With a deep sigh, he pokes a finger through one of the bullet holes in my jacket. I’ll have to find something to wear tomorrow that doesn’t look like Swiss cheese. He gathers my hair in one hand and tugs gently. “Our agreement is that you feed on me.”
“It can’t always be you. I’ll have to feed on animals eventually.”
He stares down at me with a potent intensity in his eyes that makes my knees weak and my body feel warm below the waist. My fangs throb. My mouth waters.
“Feed, Eloise. Tonight, allow me to do this for you.”
I nod once because I can’t speak around the fangs crowding my mouth.
He moves to the bed and sits on the edge.
I strip out of my trench and throw it on a nearby chair.
Straddling his lap, I spread my knees wide until he’s pressed against just the right spot.
I’m still fully dressed in a pair of jeans and a lightweight sweater, but the pressure where our bodies meet sends electricity pulsing through me.
It’s like the blood inside me knows him, knows that he is the source of all pleasure, all satiety.
Hunger rises in me. I wish we were naked, but there will be time enough for that later.
For now, I understand that this feeding is distracting him from the grief that waits just beside us.
I strike quickly. My eyes roll back as blood rushes over my tongue and down my throat.
Delicious heat warms my veins, and I grind against him, unable to stop myself from indulging every hunger growing inside me.
Pressure builds, and I teeter on the verge of a full-body orgasm.
I rub against him like a cat in heat. He thrusts his hips.
That’s all it takes. From my tongue to my toes, I unravel, blooming in the night in a way that must rival the stars.
It takes all my strength to stop without draining him dry.
I lick the wound on his neck again and again until it’s closed. When I pull back to look at him, he’s grinning like a wolf with a rabbit in its jaws.
“Why do you look like that when I’m the one who’s coming down from the high?”
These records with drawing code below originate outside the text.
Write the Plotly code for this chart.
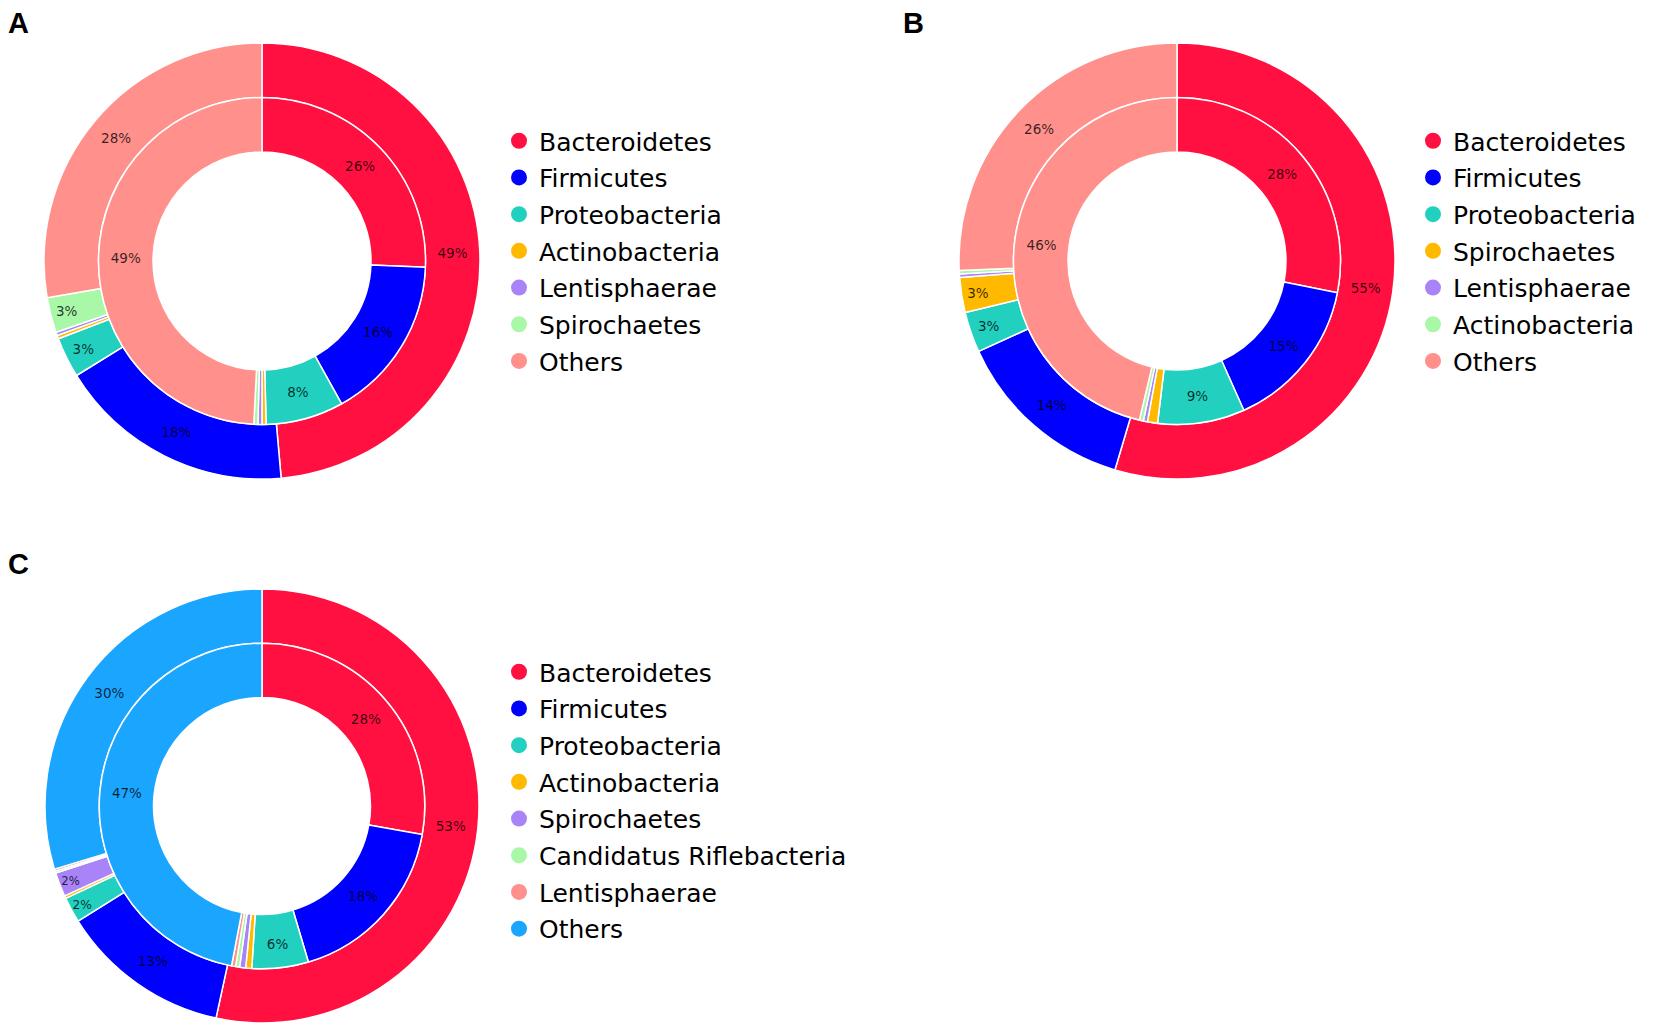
import plotly.graph_objects as go

W, H = 1654, 1036
OFF = 8  # default page body margin
FW, FH = W - 2 * OFF, H - 2 * OFF

PALETTE = ["#FF1040", "#0000FF", "#22D0C0", "#FFBA00", "#A884F8", "#A8F8A8", "#FF908C", "#1AA6FF"]

labels_A = ["Bacteroidetes", "Firmicutes", "Proteobacteria", "Actinobacteria",
            "Lentisphaerae", "Spirochaetes", "Others"]
outer_A = [48.6, 17.6, 3.0, 0.25, 0.25, 2.6, 27.7]
inner_A = [25.6, 16.3, 7.7, 0.4, 0.4, 0.4, 49.2]

labels_B = ["Bacteroidetes", "Firmicutes", "Proteobacteria", "Spirochaetes",
            "Lentisphaerae", "Actinobacteria", "Others"]
outer_B = [54.6, 13.6, 3.0, 2.6, 0.25, 0.25, 25.7]
inner_B = [28.1, 15.2, 8.6, 1.0, 0.4, 0.4, 46.3]

labels_C = ["Bacteroidetes", "Firmicutes", "Proteobacteria", "Actinobacteria",
            "Spirochaetes", "Candidatus Riflebacteria", "Lentisphaerae", "Others"]
outer_C = [53.4, 12.7, 1.9, 0.2, 1.8, 0.15, 0.15, 29.7]
inner_C = [27.8, 17.6, 5.6, 0.6, 0.6, 0.4, 0.4, 47.0]

panels = [
    # name, labels, outer, inner, center px (x, y), radius px, legend id, legend pos px
    ("A", labels_A, outer_A, inner_A, (262, 261), 218, "legend", (499, 118)),
    ("B", labels_B, outer_B, inner_B, (1177, 261), 218, "legend2", (1413, 118)),
    ("C", labels_C, outer_C, inner_C, (262, 806), 217, "legend3", (499, 649)),
]
letter_pos = {"A": (6, 23), "B": (901, 23), "C": (6, 564)}


def px2paper(x, y):
    return (x - OFF) / FW, 1 - (y - OFF) / FH


def dom(cx, cy, r):
    x0, y0 = px2paper(cx - r, cy + r)
    x1, y1 = px2paper(cx + r, cy - r)
    return dict(x=[x0, x1], y=[y0, y1])


def pct_text(vals):
    return [f"{v:.0f}%" if v >= 1.5 else "" for v in vals]


fig = go.Figure()
layout_legends = {}
for name, labels, outer, inner, (cx, cy), R, lg, (lx, ly) in panels:
    colors = PALETTE[:len(labels)]
    common = dict(
        labels=labels, sort=False, direction="clockwise", rotation=0,
        marker=dict(colors=colors, line=dict(color="white", width=1.5)),
        textinfo="text", textposition="inside", insidetextorientation="horizontal",
        insidetextfont=dict(family="DejaVu Sans", size=13.5, color="rgba(0,0,0,0.78)"),
        showlegend=False, hoverinfo="label+value",
    )
    fig.add_trace(go.Pie(values=outer, text=pct_text(outer), hole=0.75,
                         domain=dom(cx, cy, R), **common))
    fig.add_trace(go.Pie(values=inner, text=pct_text(inner), hole=0.5 / 0.75,
                         domain=dom(cx, cy, R * 0.75), **common))
    for i, (lab, col) in enumerate(zip(labels, colors)):
        fig.add_trace(go.Scatter(
            x=[None], y=[None], mode="markers", name=lab,
            marker=dict(color=col, size=16, symbol="circle"),
            legend=lg, legendgroup=f"{name}{i}", showlegend=True, hoverinfo="skip",
        ))
    lxp, lyp = px2paper(lx, ly)
    layout_legends[lg] = dict(
        x=lxp, y=lyp, xanchor="left", yanchor="top",
        font=dict(family="DejaVu Sans", size=25, color="black"),
        bgcolor="rgba(0,0,0,0)", borderwidth=0, tracegroupgap=1.2,
        itemsizing="trace", itemclick=False, itemdoubleclick=False,
    )

annotations = []
for name, (px, py) in letter_pos.items():
    ax, ay = px2paper(px, py)
    annotations.append(dict(
        text=f"<b>{name}</b>", x=ax, y=ay, xref="paper", yref="paper",
        xanchor="left", yanchor="middle", showarrow=False,
        font=dict(family="Liberation Sans", size=29, color="black"),
    ))

fig.update_layout(
    width=FW, height=FH, margin=dict(l=0, r=0, t=0, b=0),
    paper_bgcolor="white", plot_bgcolor="white",
    xaxis=dict(visible=False), yaxis=dict(visible=False),
    annotations=annotations,
    **layout_legends,
)

fig.write_html("out.html")
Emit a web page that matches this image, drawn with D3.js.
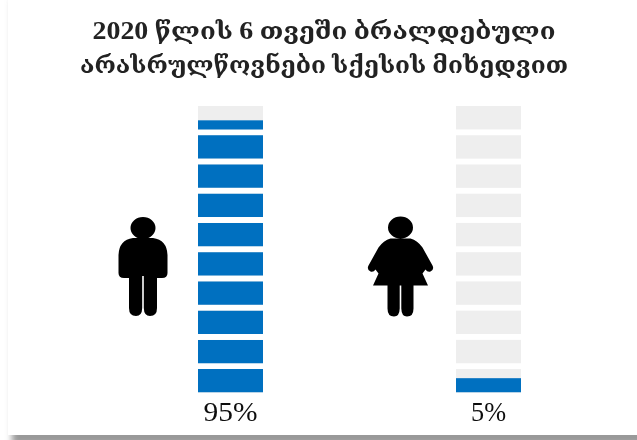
<!DOCTYPE html>
<html>
<head>
<meta charset="utf-8">
<script src="https://cdn.jsdelivr.net/npm/d3@7"></script>
<style>
html, body { margin: 0; padding: 0; background: #fff; }
svg { display: block; }
text { font-family: "Liberation Serif", "DejaVu Serif", serif; }
</style>
</head>
<body>
<div id="container"></div>
<script>
var titleLines = ["2020 წლის 6 თვეში ბრალდებული", "არასრულწოვნები სქესის მიხედვით"]
var groups = ["male", "female"]
var shares = [95, 5]
var shareLabels = ["95%", "5%"]
var cells = [0, 1, 2, 3, 4, 5, 6, 7, 8, 9]

var ancho = 637
var alto = 440

var svg = d3.select("#container").append("svg")
    .attr("width", ancho)
    .attr("height", alto)

var defs = svg.append("defs")
var sombra = defs.append("filter").attr("id", "sombra")
    .attr("x", "-5%").attr("y", "-5%").attr("width", "110%").attr("height", "110%")
sombra.append("feGaussianBlur").attr("stdDeviation", 3)
var suave = defs.append("filter").attr("id", "suave")
    .attr("x", "-2%").attr("y", "-2%").attr("width", "104%").attr("height", "104%")
suave.append("feGaussianBlur").attr("stdDeviation", 0.45)

// the picture is a pasted card with a soft shadow
svg.append("rect").attr("x", 12).attr("y", 0).attr("width", 640).attr("height", 445)
    .attr("fill", "#999").attr("filter", "url(#sombra)")
svg.append("rect").attr("x", 8).attr("y", -5).attr("width", 640).attr("height", 440)
    .attr("fill", "#fff")

var chart = svg.append("g").attr("filter", "url(#suave)")

var titulos = chart.selectAll("text.titulo")
    .data(titleLines)
    .enter()
    .append("text")
    .attr("class", "titulo")
    .attr("x", 324)
    .attr("y", function(d, i) { return i == 0 ? 39 : 73 })
    .attr("text-anchor", "middle")
    .attr("font-size", 24)
    .attr("font-weight", "bold")
    .attr("fill", "#222")
    .attr("textLength", function(d, i) { return i == 0 ? 463 : 488 })
    .attr("lengthAdjust", "spacingAndGlyphs")

// digits come out larger than the georgian letters
titulos.selectAll("tspan")
    .data(function(d) { return d.split(/(\d+)/).filter(function(s) { return s.length > 0 }) })
    .enter()
    .append("tspan")
    .attr("font-size", function(d) { return /\d/.test(d) ? 26 : 24 })
    .text(function(d) { return d })

// escalas
var escalaX = d3.scaleOrdinal().domain(groups).range([198, 456])
var anchoBarra = 65
var escalaCelda = d3.scaleBand().domain(cells).range([392.5, 106]).paddingInner(0.2).paddingOuter(0)
var escalaValor = d3.scaleLinear().domain([0, 100]).range([392.5, 106])

var columnas = chart.selectAll("g.columna")
    .data(groups)
    .enter()
    .append("g")
    .attr("class", "columna")
    .attr("transform", function(d) { return "translate(" + escalaX(d) + ",0)" })

columnas.each(function(g, i) {
    var col = d3.select(this)
    var clip = defs.append("clipPath").attr("id", "celdas" + i)
    clip.selectAll("rect").data(cells).enter().append("rect")
        .attr("x", 0)
        .attr("y", function(d) { return escalaCelda(d) })
        .attr("width", anchoBarra)
        .attr("height", escalaCelda.bandwidth())

    col.selectAll("rect.celda").data(cells).enter().append("rect")
        .attr("class", "celda")
        .attr("x", 0)
        .attr("y", function(d) { return escalaCelda(d) })
        .attr("width", anchoBarra)
        .attr("height", escalaCelda.bandwidth())
        .attr("fill", "#eeeeee")

    col.append("rect")
        .attr("x", 0)
        .attr("y", escalaValor(shares[i]))
        .attr("width", anchoBarra)
        .attr("height", escalaValor(0) - escalaValor(shares[i]))
        .attr("fill", "#0070c0")
        .attr("clip-path", "url(#celdas" + i + ")")

    col.append("text")
        .attr("x", anchoBarra / 2)
        .attr("y", 421)
        .attr("text-anchor", "middle")
        .attr("font-size", 27)
        .attr("fill", "#111")
        .attr("textLength", i == 0 ? 54 : 35)
        .attr("lengthAdjust", "spacingAndGlyphs")
        .text(shareLabels[i])
})

// iconos
var cabeza = "M-12.5,0 a12.5,11 0 1,1 25,0 a12.5,11 0 1,1 -25,0 Z "
var iconoHombre = cabeza + "M-10,10 H10 Q24,12 24.5,27 V45 Q24.5,50 19,50 H14 V80 Q14,88 7,88 Q1,88 0.8,80 V48 H-0.8 V80 Q-1,88 -7,88 Q-14,88 -14,80 V50 H-19 Q-24.5,50 -24.5,45 V27 Q-24,12 -10,10 Z"
var iconoMujer = cabeza + "M-10,11 H10 Q17,13 22,20 L32,38 Q34,42 30,44 Q27,45 25,42 L22,46 L27.5,58 H13 V81 Q13,89 6.5,89 Q1,89 0.8,81 V58 H-0.8 V81 Q-1,89 -6.5,89 Q-13,89 -13,81 V58 H-27.5 L-22,46 L-25,42 Q-27,45 -30,44 Q-34,42 -32,38 L-22,20 Q-17,13 -10,11 Z"

chart.append("path").attr("d", iconoHombre).attr("transform", "translate(143,228)").attr("fill", "#000")
chart.append("path").attr("d", iconoMujer).attr("transform", "translate(400.5,227.5)").attr("fill", "#000")
</script>
</body>
</html>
He runs a thumb across my bottom lip and then brings it to his mouth to suck off a smear of blood. “Because, Eloise, I’m thinking about exactly what I’m going to do to you when I return tonight. Don’t tire yourself practicing your magic. You’ll need your energy.”
My cheeks heat. The images that spring up in my mind at those words have me grinding against him again. But he lifts me off the bed and sets me on my feet. “Soon. I will return.”
“Wait! You should feed from me before you go.”
He shakes his head as he moves toward the stone railing of the veranda.
When he glances back at me, something I can’t quite interpret flits through his expression.
Something devastating. But then it’s gone and I wonder if it was there at all, or maybe I misinterpreted a resurgence of grief over his family.
“Later, little bird. Stay here. I’ll be back soon.”
Before I can say another word, he dives off the terrace and breaks into shadow, silver-rimmed tendrils cutting through the night. I can barely see him at all as he reforms in the garden, just as the last silvery light of the set moon sinks below the horizon.
I turn back toward the empty room, feeling utterly alone, despite Damien’s blood surging in my veins. At least, it feels like it’s surging. In reality, nothing is moving inside me. As a vampire, my heart is dead in my chest.
As I lift my parents’ grimoire into my arms again, I hope and pray that my magic hasn’t died with it.